Когда кушанье со стола исчезло, Клаус громко вздохнул. Тут-то и заметил его хозяин.
– Что ты там делаешь, любезный? – спросил хозяин. – Иди лучше сюда.
Клаус слез с крыши и, сообщив, что он заблудился, попросил приюта на ночь.
– Милости просим, – сказал хозяин. – Переночуй и подкрепись пищею.
Хозяйка приняла их очень радушно и поставила на стол полный горшок каши.
Но Клаус терпеть не мог каши. Ему хотелось тех прелестей, которые спрятаны были в печи.
В досаде он придавил ногою мешок с кожей, сброшенный под стол, и кожа заскрипела.
– Что у тебя там? – спросил хозяин.
– Там у меня колдун сидит, так это он разговаривает.
– Что же он говорит?
– Он говорит, что мы можем не есть каши, так как он припас для нас кушанья получше. Стоит только отодвинуть заслонку; кушанья в печи.
– Неужто?
Хозяин пошел, открыл заслонку и вскрикнул от удивления, увидав пирог, жаркое и рыбу. Хозяйка, разумеется, не посмела спорить и поставила все кушанья на стол.

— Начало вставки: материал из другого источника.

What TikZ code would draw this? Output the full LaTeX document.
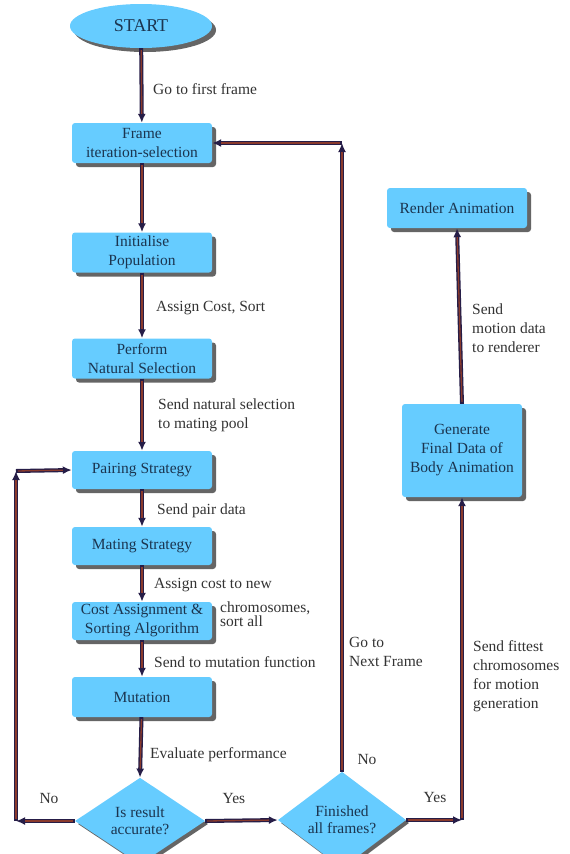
\documentclass[tikz,border=0pt]{standalone}
\usepackage{fontspec}
\setmainfont{Liberation Serif}
\usepackage{tikz}
\usetikzlibrary{arrows.meta,positioning,shapes.geometric,shadows}
\definecolor{Sky}{HTML}{66CCFF}
\definecolor{BoxInk}{HTML}{1B3550}
\definecolor{LabelInk}{HTML}{333333}
\definecolor{Navy}{HTML}{261D47}
\definecolor{Rust}{HTML}{8A3A2C}
\definecolor{Shade}{HTML}{555555}
\tikzset{
  stepbox/.style={draw=none,fill=Sky,rounded corners=3pt,minimum width=140pt,minimum height=40pt,align=center,text=BoxInk,font=\fontsize{15.5}{19}\selectfont,inner sep=2pt,drop shadow={shadow xshift=4pt,shadow yshift=-4pt,fill=Shade,opacity=.9}},
  askbox/.style={diamond,draw=none,fill=Sky,minimum width=130pt,minimum height=64pt,inner sep=0pt,align=center,text=BoxInk,font=\fontsize{15.5}{17}\selectfont,drop shadow={shadow xshift=3pt,shadow yshift=-3pt,fill=Shade,opacity=.9}},
  lab/.style={text=LabelInk,font=\fontsize{15.5}{19}\selectfont,align=left,inner sep=0pt},
  flowline/.style={-{Latex[length=9pt,width=8pt]},line width=4pt,draw=Navy,postaction={draw=Rust,line width=1.3pt,-,shorten >=9pt,shorten <=2pt}}
}
\begin{document}
\begin{tikzpicture}[x=1pt,y=-1pt]
  \useasboundingbox[fill=white] (0,0) rectangle (570,854);
  % main column
  \node[ellipse,fill=Sky,minimum width=142pt,minimum height=44pt,text=BoxInk,font=\fontsize{18}{20}\selectfont,drop shadow={shadow xshift=4pt,shadow yshift=-4pt,fill=Shade,opacity=.9}] (start) at (141,26) {START};
  \node[stepbox] (frame) at (142,143) {Frame\\iteration-selection};
  \node[stepbox] (init) at (142,252.5) {Initialise\\Population};
  \node[stepbox] (natsel) at (142,358.5) {Perform\\Natural Selection};
  \node[stepbox,minimum height=38pt] (pair) at (142,470) {Pairing Strategy};
  \node[stepbox,minimum height=38pt] (mating) at (142,546) {Mating Strategy};
  \node[stepbox,minimum height=38pt] (cost) at (142,621) {Cost Assignment \&\\Sorting Algorithm};
  \node[stepbox] (mut) at (142,697) {Mutation};
  \node[askbox] (acc) at (140,821) {Is result\\accurate?};
  \node[askbox,minimum width=128pt,minimum height=66pt] (fin) at (342,820) {Finished\\all frames?};
  % right column
  \node[stepbox] (render) at (457,208) {Render Animation};
  \node[stepbox,minimum width=120pt,minimum height=93pt] (gen) at (462,450.5) {Generate\\Final Data of\\Body Animation};
  % corners
  \coordinate (noL) at (16,821);
  \coordinate (noTop) at (16,471);
  \coordinate (nextC) at (342,143);
  \coordinate (yesC) at (462,820);
  % connectors
  \draw[flowline] (start) -- (frame); \draw[flowline] (frame) -- (init); \draw[flowline] (init) -- (natsel);
  \draw[flowline] (natsel) -- (pair); \draw[flowline] (pair) -- (mating); \draw[flowline] (mating) -- (cost);
  \draw[flowline] (cost) -- (mut); \draw[flowline] (mut) -- (acc.north);
  \draw[flowline] (acc.west) -- (noL); \draw[flowline] (noL) -- (noTop); \draw[flowline] (noTop) -- (pair.west);
  \draw[flowline] (acc.east) -- (fin.west);
  \draw[flowline] (fin.north) -- (nextC); \draw[flowline] (nextC) -- (frame.east);
  \draw[flowline] (fin.east) -- (yesC); \draw[flowline] (yesC) -- (gen.south);
  \draw[flowline] (gen.north) -- (render.south);
  % labels
  \node[lab,anchor=west] (golab) at (153,89) {Go to first frame};
  \node[lab,anchor=west] (sortlab) at (156,308) {Assign Cost, Sort};
  \node[lab,anchor=west] (poollab) at (158,415) {Send natural selection\\to mating pool};
  \node[lab,anchor=west] (pairlab) at (157,511) {Send pair data};
  \node[lab,anchor=west] (newlab) at (154,585) {Assign cost to new};
  \node[lab,anchor=west,font=\fontsize{15.5}{14}\selectfont] (chromlab) at (220,614) {chromosomes,\\sort all};
  \node[lab,anchor=west] (mutlab) at (154,662) {Send to mutation function};
  \node[lab,anchor=west] (evallab) at (150,755) {Evaluate performance};
  \node[lab] (nolab) at (49,798) {No};
  \node[lab] (yeslab) at (234,798) {Yes};
  \node[lab] (nextno) at (367,759) {No};
  \node[lab] (finyes) at (435,797) {Yes};
  \node[lab,anchor=west] (nextlab) at (349,652) {Go to\\Next Frame};
  \node[lab,anchor=west] (fitlab) at (473,676) {Send fittest\\chromosomes\\for motion\\generation};
  \node[lab,anchor=west] (rendlab) at (472,328) {Send\\motion data\\to renderer};
\end{tikzpicture}
\end{document}
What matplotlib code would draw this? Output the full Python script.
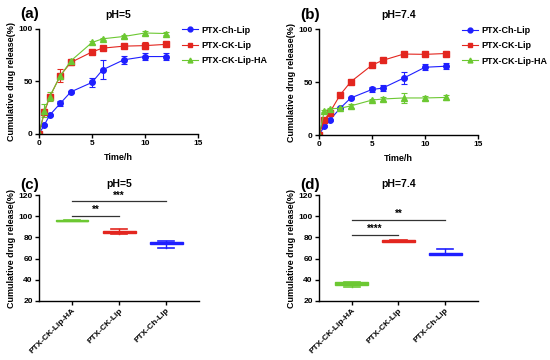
import matplotlib.pyplot as plt
from matplotlib.lines import Line2D

plt.rcParams['font.family'] = ['Liberation Sans', 'DejaVu Sans']
plt.rcParams['font.weight'] = 'bold'

# release curves
time_h = [0, 0.5, 1, 2, 3, 5, 6, 8, 10, 12]
series_names = ['PTX-Ch-Lip', 'PTX-CK-Lip', 'PTX-CK-Lip-HA']
colors = ['#1f1fff', '#e3261f', '#6cc832']
markers = ['o', 's', '^']

ph5_mean = [
    [0, 8.6, 17.8, 29, 40, 49, 61, 70.5, 73.6, 73.6],
    [0, 20.6, 35, 55.5, 68, 78, 81.6, 83.5, 84, 85.2],
    [0, 22, 35.5, 55, 69.5, 87, 90.5, 92.7, 96, 95.5],
]
ph5_err = [
    [0, 1, 1, 2, 1, 4, 9, 4, 3, 3],
    [0, 2, 2, 6, 2, 2, 1.5, 2, 3, 2],
    [0, 6, 4, 2, 1, 1, 1, 1, 2, 1],
]
ph74_mean = [
    [0, 8.2, 14, 25.3, 35, 43, 44.3, 53.8, 64, 65],
    [0, 14, 21, 38, 50.3, 66, 70.5, 76.5, 76.2, 77],
    [0, 22.5, 24.7, 25.3, 27.5, 33, 34, 35, 35, 35.5],
]
ph74_err = [
    [0, 1, 1, 1, 1, 2, 3, 6, 3, 3],
    [0, 1, 1, 1, 1, 1, 1, 1, 1, 1],
    [0, 1, 1, 1, 2, 1, 2, 5, 2, 2],
]

# box summaries at 12 h: (min, q1, median, q3, max)
box_labels = ['PTX-CK-Lip-HA', 'PTX-CK-Lip', 'PTX-Ch-Lip']
box_colors = ['#6cc832', '#e3261f', '#1f1fff']
ph5_box = [(95.2, 95.2, 95.8, 96.5, 96.5), (83.5, 84, 85, 86.5, 88), (70, 73.5, 74.5, 76, 76.5)]
ph74_box = [(33.2, 35.5, 36.5, 38, 38), (75.5, 75.5, 76.5, 77.5, 77.5), (63, 63, 64, 65, 69)]
ph5_sig = [(1, 2, 100, '**'), (1, 3, 114, '***')]
ph74_sig = [(1, 2, 82, '****'), (1, 3, 96.7, '**')]

fig = plt.figure(figsize=(5.5, 3.6), dpi=100)


def style(ax):
    for s in ['top', 'right']:
        ax.spines[s].set_visible(False)
    for s in ['left', 'bottom']:
        ax.spines[s].set_linewidth(1.0)
    ax.tick_params(labelsize=6, width=1, length=3, direction='out', pad=1.5)
    for t in ax.get_xticklabels() + ax.get_yticklabels():
        t.set_fontweight('bold')


def release(ax, means, errs, title, tag):
    for m, e, c, mk in zip(means, errs, colors, markers):
        ax.errorbar(time_h, m, yerr=e, color=c, marker=mk, markersize=4,
                    lw=0.8, elinewidth=0.8, capsize=2, capthick=0.8)
    ax.set_xlim(0, 15)
    ax.set_ylim(0, 100)
    ax.set_xticks([0, 5, 10, 15])
    ax.set_yticks([0, 50, 100])
    ax.set_xlabel('Time/h', fontsize=6.5, fontweight='bold', labelpad=4)
    ax.set_ylabel('Cumulative drug release(%)', fontsize=6.5, fontweight='bold', labelpad=2)
    ax.set_title(title, fontsize=7.5, fontweight='bold', pad=8)
    ax.text(-0.12, 1.07, tag, transform=ax.transAxes, fontsize=11, fontweight='bold', va='bottom')
    handles = [Line2D([], [], color=c, marker=mk, markersize=3.5, lw=0.8)
               for c, mk in zip(colors, markers)]
    ax.legend(handles, series_names, loc='upper left', bbox_to_anchor=(0.9, 1.03),
              frameon=False, handlelength=1.8, handletextpad=0.35, labelspacing=0.7,
              borderaxespad=0, borderpad=0, prop={'weight': 'bold', 'size': 6.5})
    style(ax)


def boxes(ax, stats, sig, title, tag):
    bs = []
    for (lo, q1, med, q3, hi), lab in zip(stats, box_labels):
        bs.append({'whislo': lo, 'q1': q1, 'med': med, 'q3': q3, 'whishi': hi, 'label': lab})
    art = ax.bxp(bs, positions=[1, 2, 3], widths=0.7, showfliers=False, patch_artist=True)
    for i, c in enumerate(box_colors):
        art['boxes'][i].set(facecolor=c, edgecolor=c, linewidth=1)
        art['medians'][i].set(color=c, linewidth=1)
        for w in art['whiskers'][2 * i:2 * i + 2]:
            w.set(color=c, linewidth=1)
        for cp in art['caps'][2 * i:2 * i + 2]:
            cp.set(color=c, linewidth=1.2)
    for a, b, y, txt in sig:
        ax.plot([a, b], [y, y], color='#333333', lw=0.9)
        ax.text((a + b) / 2, y + 1, txt, ha='center', va='bottom', fontsize=7, fontweight='bold')
    ax.set_xlim(0.3, 3.7)
    ax.set_ylim(20, 120)
    ax.set_yticks([20, 40, 60, 80, 100, 120])
    ax.set_xticklabels(box_labels, rotation=45, ha='right', rotation_mode='anchor', fontsize=6)
    ax.set_ylabel('Cumulative drug release(%)', fontsize=6.5, fontweight='bold', labelpad=2)
    ax.set_title(title, fontsize=7.5, fontweight='bold', pad=6)
    ax.text(-0.12, 1.03, tag, transform=ax.transAxes, fontsize=11, fontweight='bold', va='bottom')
    style(ax)


ax_a = fig.add_axes([0.071, 0.628, 0.289, 0.292])
ax_b = fig.add_axes([0.580, 0.625, 0.289, 0.294])
ax_c = fig.add_axes([0.071, 0.164, 0.291, 0.294])
ax_d = fig.add_axes([0.580, 0.164, 0.289, 0.294])

release(ax_a, ph5_mean, ph5_err, 'pH=5', '(a)')
release(ax_b, ph74_mean, ph74_err, 'pH=7.4', '(b)')
boxes(ax_c, ph5_box, ph5_sig, 'pH=5', '(c)')
boxes(ax_d, ph74_box, ph74_sig, 'pH=7.4', '(d)')

fig.savefig('out.png', dpi=100)
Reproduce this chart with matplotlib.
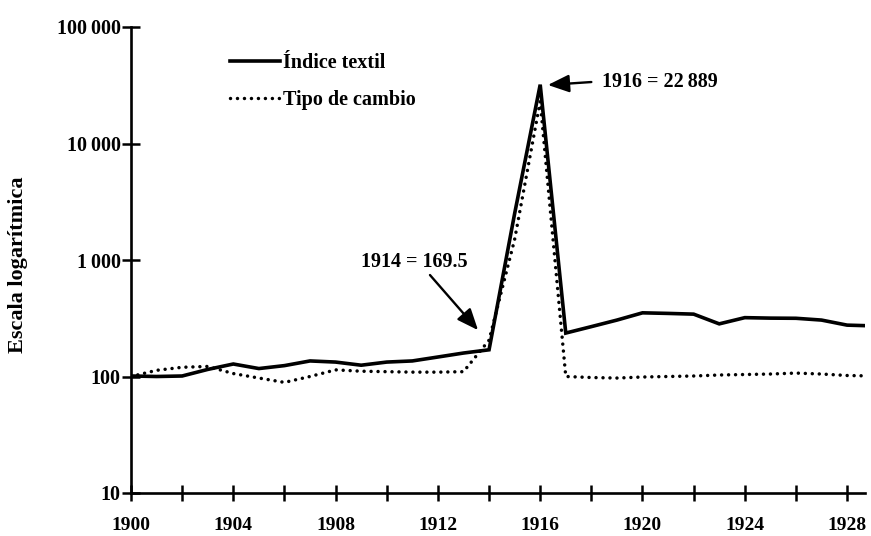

Когда хозяин и Клаус наелись досыта, последний опять придавил кожу.
– Твой колдун опять что-то говорит.
– Он говорит, что принес три бутылки и поставил их за печку.
Хозяйка должна была принести вино. Хозяин подвыпил и развеселился.
– Не может ли твой колдун показать мне черта, – сказал он. – Я теперь так подбодрился, что наверно не испугаюсь.
– Мой колдун делает все, что я ни пожелаю. Крак! Слышишь? Он говорит, что покажет черта, только ты струсишь.
– Ни за что не струшу.
– Крак! Он говорит, что может показать черта не иначе, как в образе дьячка.
– Брр… Это он нарочно; знает, что я не терплю дьячков. Ну, да пусть уж. Черт в образе дьяка, все же не дьячок. Пусть только близко ко мне не подходит.
– Постой, надо хорошенько послушать, что говорит колдун.
И, наступив на мешок, Клаус наклонился и стал делать вид, что прислушивается.
– Пусть, говорит, хозяин приподнимет крышку вон того сундука; только не очень, чтобы черт не выскочил.
– Хорошо; только ты уж, пожалуйста, помоги мне.
Едва хозяин приподнял крышку сундука, как тотчас же отскочил в сторону.
– Уф! Я его видел. Вылитый наш дьячок; отвратительная рожа.
Затем они снова принялись пить и пили до глубокой ночи. Хозяин так расходился, что стал упрашивать Клауса продать ему колдуна.
– Я дам тебе за него лукошко серебра, – говорил он.
– Не могу, – отвечал Клаус. – Я сам дорожу им. Ты видишь, какие оказывает он неоцененные услуги.
– Удружи, продай! – приставал хозяин.
– Ладно. За твое гостеприимство я согласен доставить тебе удовольствие. Только смотри, не надуй, насыпь лукошко до верха.
– Останешься доволен. Только будь другом, возьми уж и сундук. Иначе мне все будет думаться, что черт сидит в нем.
Клаус отдал хозяину мешок, получил лукошко серебра и, сверх того, тележку, чтобы довезти сундук.